>>>

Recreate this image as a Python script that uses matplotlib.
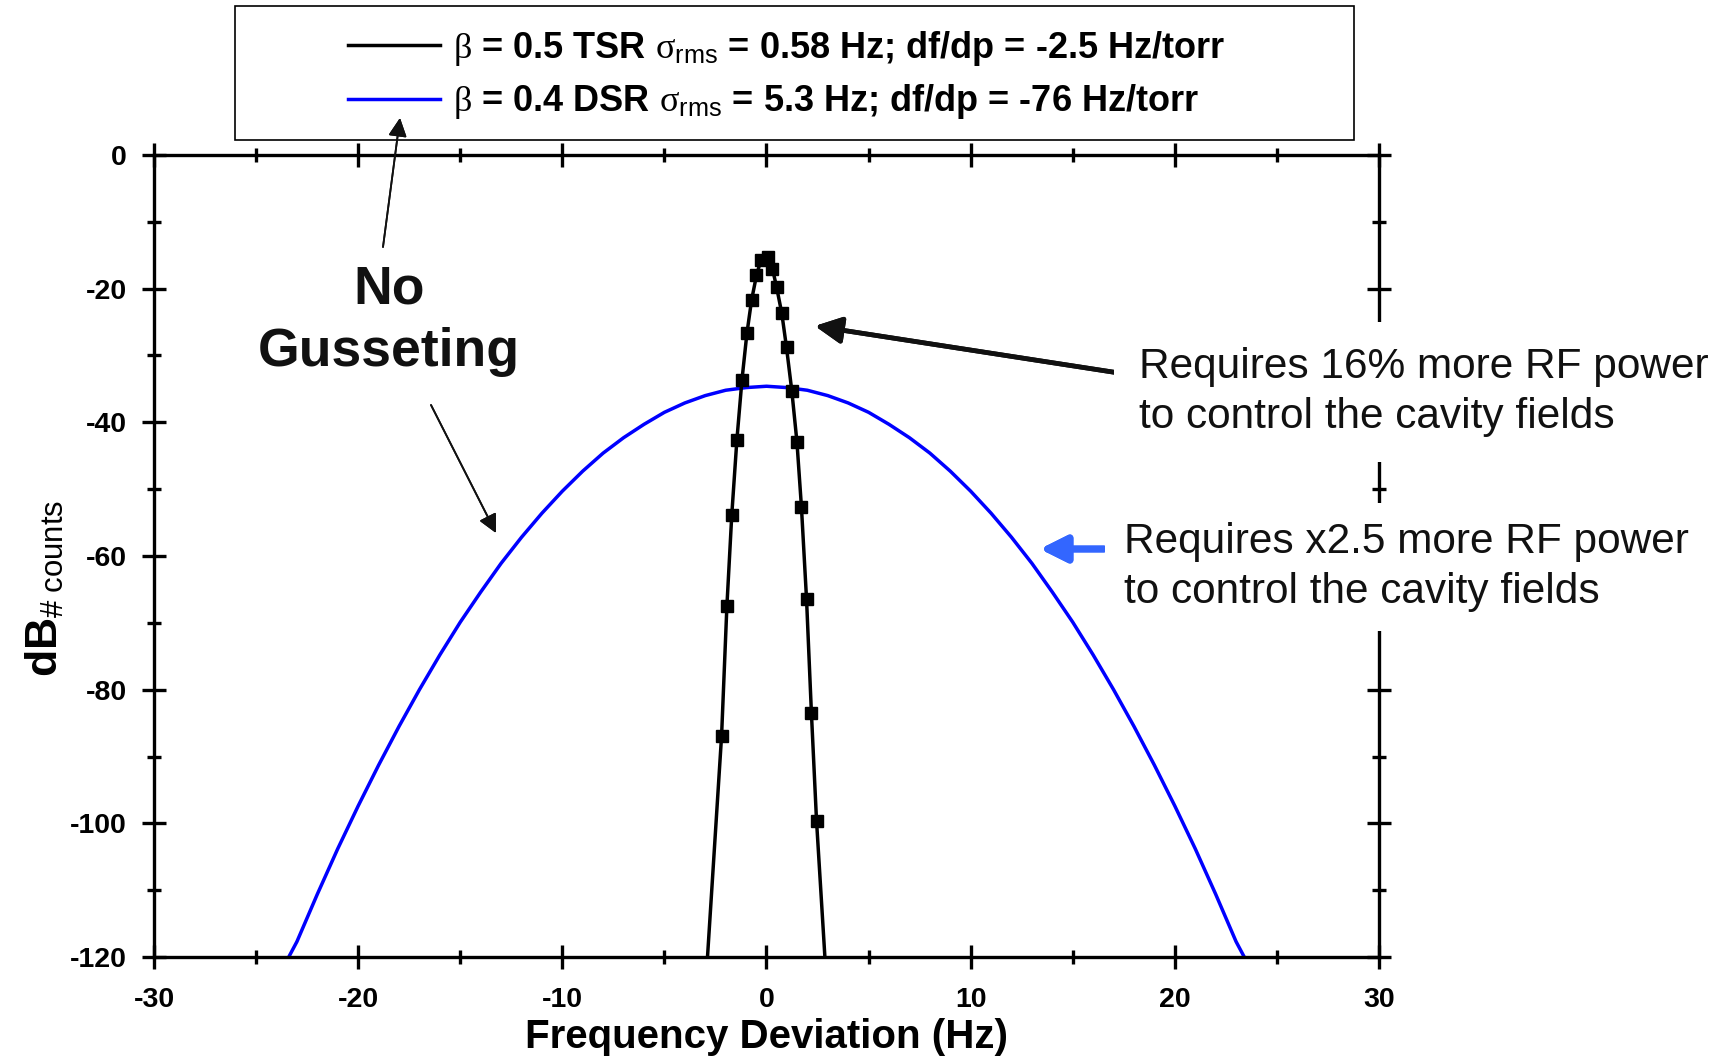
import numpy as np
import matplotlib
matplotlib.use('Agg')
import matplotlib.pyplot as plt
from matplotlib.patches import Rectangle
from matplotlib.ticker import MultipleLocator

plt.rcParams['font.family'] = ['Liberation Sans', 'DejaVu Sans']
plt.rcParams['axes.unicode_minus'] = False
plt.rcParams['mathtext.fontset'] = 'custom'
plt.rcParams['mathtext.rm'] = 'Liberation Serif'
plt.rcParams['mathtext.sf'] = 'Liberation Sans'
plt.rcParams['mathtext.bf'] = 'Liberation Sans:bold'
plt.rcParams['mathtext.it'] = 'Liberation Serif:italic'

tsr_x = [-2.20, -1.94, -1.70, -1.45, -1.20, -0.96, -0.73, -0.49, -0.27, 0.05,
         0.29, 0.49, 0.75, 0.98, 1.24, 1.49, 1.71, 1.96, 2.20, 2.45]
tsr_y = [-86.9, -67.5, -53.8, -42.6, -33.6, -26.7, -21.7, -18.0, -15.7, -15.3,
         -17.0, -19.7, -23.7, -28.8, -35.3, -42.9, -52.6, -66.4, -83.5, -99.6]
# fit line for TSR
tsr_fit_x = [-2.89] + tsr_x + [2.86]
tsr_fit_y = [-120.0] + tsr_y + [-120.0]

# beta = 0.4 DSR curve
dsr_x = [-23.4, -23, -22, -21, -20, -19, -18, -17, -16, -15, -14, -13, -12, -11, -10,
         -9, -8, -7, -6, -5, -4, -3, -2, -1, 0, 1, 2, 3, 4, 5, 6, 7, 8, 9, 10,
         11, 12, 13, 14, 15, 16, 17, 18, 19, 20, 21, 22, 23, 23.4]
dsr_y = [-120.0, -117.7, -110.6, -103.8, -97.4, -91.3, -85.5, -80.0, -74.8, -69.9,
         -65.4, -61.1, -57.2, -53.6, -50.3, -47.3, -44.6, -42.3, -40.3, -38.5,
         -37.1, -36.0, -35.2, -34.8, -34.6, -34.8, -35.2, -36.0, -37.1, -38.5,
         -40.3, -42.3, -44.6, -47.3, -50.3, -53.6, -57.2, -61.1, -65.4, -69.9,
         -74.8, -80.0, -85.5, -91.3, -97.4, -103.8, -110.6, -117.7, -120.0]

W, H = 1733, 1061

def fp(x, y):
    # image pixel (top-left origin) -> figure fraction
    return (x / W, 1 - y / H)

fig = plt.figure(figsize=(W / 100, H / 100), dpi=100)
ax = fig.add_axes([154 / W, 1 - 957 / H, 1225 / W, 802 / H])

l1, = ax.plot(tsr_fit_x, tsr_fit_y, color='black', lw=2.5, zorder=3)
ax.plot(tsr_x, tsr_y, ls='none', marker='s', ms=9, color='black', zorder=4)
l2, = ax.plot(dsr_x, dsr_y, color='#0000ff', lw=2.5, zorder=2)

ax.set_xlim(-30, 30)
ax.set_ylim(-120, 0)
ax.xaxis.set_major_locator(MultipleLocator(10))
ax.xaxis.set_minor_locator(MultipleLocator(5))
ax.yaxis.set_major_locator(MultipleLocator(20))
ax.yaxis.set_minor_locator(MultipleLocator(10))
for s in ax.spines.values():
    s.set_linewidth(2.4)
ax.tick_params(which='both', direction='inout', top=True, right=True, width=2.4)
ax.tick_params(which='major', length=17)
ax.tick_params(which='minor', length=10)
ax.tick_params(axis='x', which='major', labelsize=20.5, pad=13)
ax.tick_params(axis='y', which='major', labelsize=20.5, pad=11)
for lab in ax.get_xticklabels() + ax.get_yticklabels():
    lab.set_fontweight('bold')

ax.set_xlabel('Frequency Deviation (Hz)', fontsize=29, fontweight='bold', labelpad=4)
ax.set_ylabel(r'$\mathbf{dB}_{\mathsf{\#\ counts}}$', fontsize=32)
ax.yaxis.set_label_coords(-0.072, 0.46)

# legend box
fig.patches.append(Rectangle(fp(235, 140), 1119 / W, 134 / H, transform=fig.transFigure,
                             fill=False, edgecolor='black', lw=1.2))
labels = [r'$\mathrm{\beta}$ = 0.5 TSR $\mathrm{\sigma}_{\mathsf{rms}}$ = 0.58 Hz; df/dp = -2.5 Hz/torr',
          r'$\mathrm{\beta}$ = 0.4 DSR $\mathrm{\sigma}_{\mathsf{rms}}$ = 5.3 Hz; df/dp = -76 Hz/torr']
fig.legend([l1, l2], labels, loc='center left', bbox_to_anchor=fp(348, 75),
           frameon=False, prop={'size': 26, 'weight': 'bold'}, handlelength=2.55,
           handletextpad=0.35, labelspacing=0.4, borderpad=0, borderaxespad=0)

dark = '#111111'
fig.text(*fp(389, 321), 'No\nGusseting', fontsize=38.5, fontweight='bold', color=dark,
         ha='center', va='center', multialignment='center', linespacing=1.33)

thin = dict(arrowstyle='-|>', color=dark, lw=1.3, mutation_scale=28, shrinkA=0, shrinkB=0)
fig.add_artist(plt.annotate('', xy=fp(400, 118), xytext=fp(383, 247),
                            xycoords='figure fraction', textcoords='figure fraction',
                            arrowprops=thin))
fig.add_artist(plt.annotate('', xy=fp(496, 533), xytext=fp(431, 405),
                            xycoords='figure fraction', textcoords='figure fraction',
                            arrowprops=thin))
fig.add_artist(plt.annotate('', xy=fp(815, 326), xytext=fp(1119, 373),
                            xycoords='figure fraction', textcoords='figure fraction',
                            arrowprops=dict(arrowstyle='-|>', color=dark, lw=3.4,
                                            mutation_scale=40, shrinkA=0, shrinkB=0)))
fig.add_artist(plt.annotate('', xy=fp(1040, 549), xytext=fp(1104, 549),
                            xycoords='figure fraction', textcoords='figure fraction',
                            arrowprops=dict(arrowstyle='-|>', color='#3366ff', lw=5,
                                            mutation_scale=40, shrinkA=0, shrinkB=0)))

box = dict(facecolor='white', edgecolor='none', pad=18)
fig.text(*fp(1139, 392), 'Requires 16% more RF power\nto control the cavity fields',
         fontsize=30.5, color=dark, ha='left', va='center', bbox=box, linespacing=1.3)
fig.text(*fp(1124, 567), 'Requires x2.5 more RF power\nto control the cavity fields',
         fontsize=30.5, color=dark, ha='left', va='center',
         bbox=dict(facecolor='white', edgecolor='none', pad=14), linespacing=1.3)

fig.savefig('out.png', dpi=100)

<<<

What to work on ->
Pictures are excluded; copy all other data exactly as shown.

Output ->
Recreate this image as a Python script that uses matplotlib.
import numpy as np
import matplotlib
matplotlib.use('Agg')
import matplotlib.pyplot as plt
from matplotlib.patches import Rectangle
from matplotlib.ticker import MultipleLocator

plt.rcParams['font.family'] = ['Liberation Sans', 'DejaVu Sans']
plt.rcParams['axes.unicode_minus'] = False
plt.rcParams['mathtext.fontset'] = 'custom'
plt.rcParams['mathtext.rm'] = 'Liberation Serif'
plt.rcParams['mathtext.sf'] = 'Liberation Sans'
plt.rcParams['mathtext.bf'] = 'Liberation Sans:bold'
plt.rcParams['mathtext.it'] = 'Liberation Serif:italic'

tsr_x = [-2.20, -1.94, -1.70, -1.45, -1.20, -0.96, -0.73, -0.49, -0.27, 0.05,
         0.29, 0.49, 0.75, 0.98, 1.24, 1.49, 1.71, 1.96, 2.20, 2.45]
tsr_y = [-86.9, -67.5, -53.8, -42.6, -33.6, -26.7, -21.7, -18.0, -15.7, -15.3,
         -17.0, -19.7, -23.7, -28.8, -35.3, -42.9, -52.6, -66.4, -83.5, -99.6]
# fit line for TSR
tsr_fit_x = [-2.89] + tsr_x + [2.86]
tsr_fit_y = [-120.0] + tsr_y + [-120.0]

# beta = 0.4 DSR curve
dsr_x = [-23.4, -23, -22, -21, -20, -19, -18, -17, -16, -15, -14, -13, -12, -11, -10,
         -9, -8, -7, -6, -5, -4, -3, -2, -1, 0, 1, 2, 3, 4, 5, 6, 7, 8, 9, 10,
         11, 12, 13, 14, 15, 16, 17, 18, 19, 20, 21, 22, 23, 23.4]
dsr_y = [-120.0, -117.7, -110.6, -103.8, -97.4, -91.3, -85.5, -80.0, -74.8, -69.9,
         -65.4, -61.1, -57.2, -53.6, -50.3, -47.3, -44.6, -42.3, -40.3, -38.5,
         -37.1, -36.0, -35.2, -34.8, -34.6, -34.8, -35.2, -36.0, -37.1, -38.5,
         -40.3, -42.3, -44.6, -47.3, -50.3, -53.6, -57.2, -61.1, -65.4, -69.9,
         -74.8, -80.0, -85.5, -91.3, -97.4, -103.8, -110.6, -117.7, -120.0]

W, H = 1733, 1061

def fp(x, y):
    # image pixel (top-left origin) -> figure fraction
    return (x / W, 1 - y / H)

fig = plt.figure(figsize=(W / 100, H / 100), dpi=100)
ax = fig.add_axes([154 / W, 1 - 957 / H, 1225 / W, 802 / H])

l1, = ax.plot(tsr_fit_x, tsr_fit_y, color='black', lw=2.5, zorder=3)
ax.plot(tsr_x, tsr_y, ls='none', marker='s', ms=9, color='black', zorder=4)
l2, = ax.plot(dsr_x, dsr_y, color='#0000ff', lw=2.5, zorder=2)

ax.set_xlim(-30, 30)
ax.set_ylim(-120, 0)
ax.xaxis.set_major_locator(MultipleLocator(10))
ax.xaxis.set_minor_locator(MultipleLocator(5))
ax.yaxis.set_major_locator(MultipleLocator(20))
ax.yaxis.set_minor_locator(MultipleLocator(10))
for s in ax.spines.values():
    s.set_linewidth(2.4)
ax.tick_params(which='both', direction='inout', top=True, right=True, width=2.4)
ax.tick_params(which='major', length=17)
ax.tick_params(which='minor', length=10)
ax.tick_params(axis='x', which='major', labelsize=20.5, pad=13)
ax.tick_params(axis='y', which='major', labelsize=20.5, pad=11)
for lab in ax.get_xticklabels() + ax.get_yticklabels():
    lab.set_fontweight('bold')

ax.set_xlabel('Frequency Deviation (Hz)', fontsize=29, fontweight='bold', labelpad=4)
ax.set_ylabel(r'$\mathbf{dB}_{\mathsf{\#\ counts}}$', fontsize=32)
ax.yaxis.set_label_coords(-0.072, 0.46)

# legend box
fig.patches.append(Rectangle(fp(235, 140), 1119 / W, 134 / H, transform=fig.transFigure,
                             fill=False, edgecolor='black', lw=1.2))
labels = [r'$\mathrm{\beta}$ = 0.5 TSR $\mathrm{\sigma}_{\mathsf{rms}}$ = 0.58 Hz; df/dp = -2.5 Hz/torr',
          r'$\mathrm{\beta}$ = 0.4 DSR $\mathrm{\sigma}_{\mathsf{rms}}$ = 5.3 Hz; df/dp = -76 Hz/torr']
fig.legend([l1, l2], labels, loc='center left', bbox_to_anchor=fp(348, 75),
           frameon=False, prop={'size': 26, 'weight': 'bold'}, handlelength=2.55,
           handletextpad=0.35, labelspacing=0.4, borderpad=0, borderaxespad=0)

dark = '#111111'
fig.text(*fp(389, 321), 'No\nGusseting', fontsize=38.5, fontweight='bold', color=dark,
         ha='center', va='center', multialignment='center', linespacing=1.33)

thin = dict(arrowstyle='-|>', color=dark, lw=1.3, mutation_scale=28, shrinkA=0, shrinkB=0)
fig.add_artist(plt.annotate('', xy=fp(400, 118), xytext=fp(383, 247),
                            xycoords='figure fraction', textcoords='figure fraction',
                            arrowprops=thin))
fig.add_artist(plt.annotate('', xy=fp(496, 533), xytext=fp(431, 405),
                            xycoords='figure fraction', textcoords='figure fraction',
                            arrowprops=thin))
fig.add_artist(plt.annotate('', xy=fp(815, 326), xytext=fp(1119, 373),
                            xycoords='figure fraction', textcoords='figure fraction',
                            arrowprops=dict(arrowstyle='-|>', color=dark, lw=3.4,
                                            mutation_scale=40, shrinkA=0, shrinkB=0)))
fig.add_artist(plt.annotate('', xy=fp(1040, 549), xytext=fp(1104, 549),
                            xycoords='figure fraction', textcoords='figure fraction',
                            arrowprops=dict(arrowstyle='-|>', color='#3366ff', lw=5,
                                            mutation_scale=40, shrinkA=0, shrinkB=0)))

box = dict(facecolor='white', edgecolor='none', pad=18)
fig.text(*fp(1139, 392), 'Requires 16% more RF power\nto control the cavity fields',
         fontsize=30.5, color=dark, ha='left', va='center', bbox=box, linespacing=1.3)
fig.text(*fp(1124, 567), 'Requires x2.5 more RF power\nto control the cavity fields',
         fontsize=30.5, color=dark, ha='left', va='center',
         bbox=dict(facecolor='white', edgecolor='none', pad=14), linespacing=1.3)

fig.savefig('out.png', dpi=100)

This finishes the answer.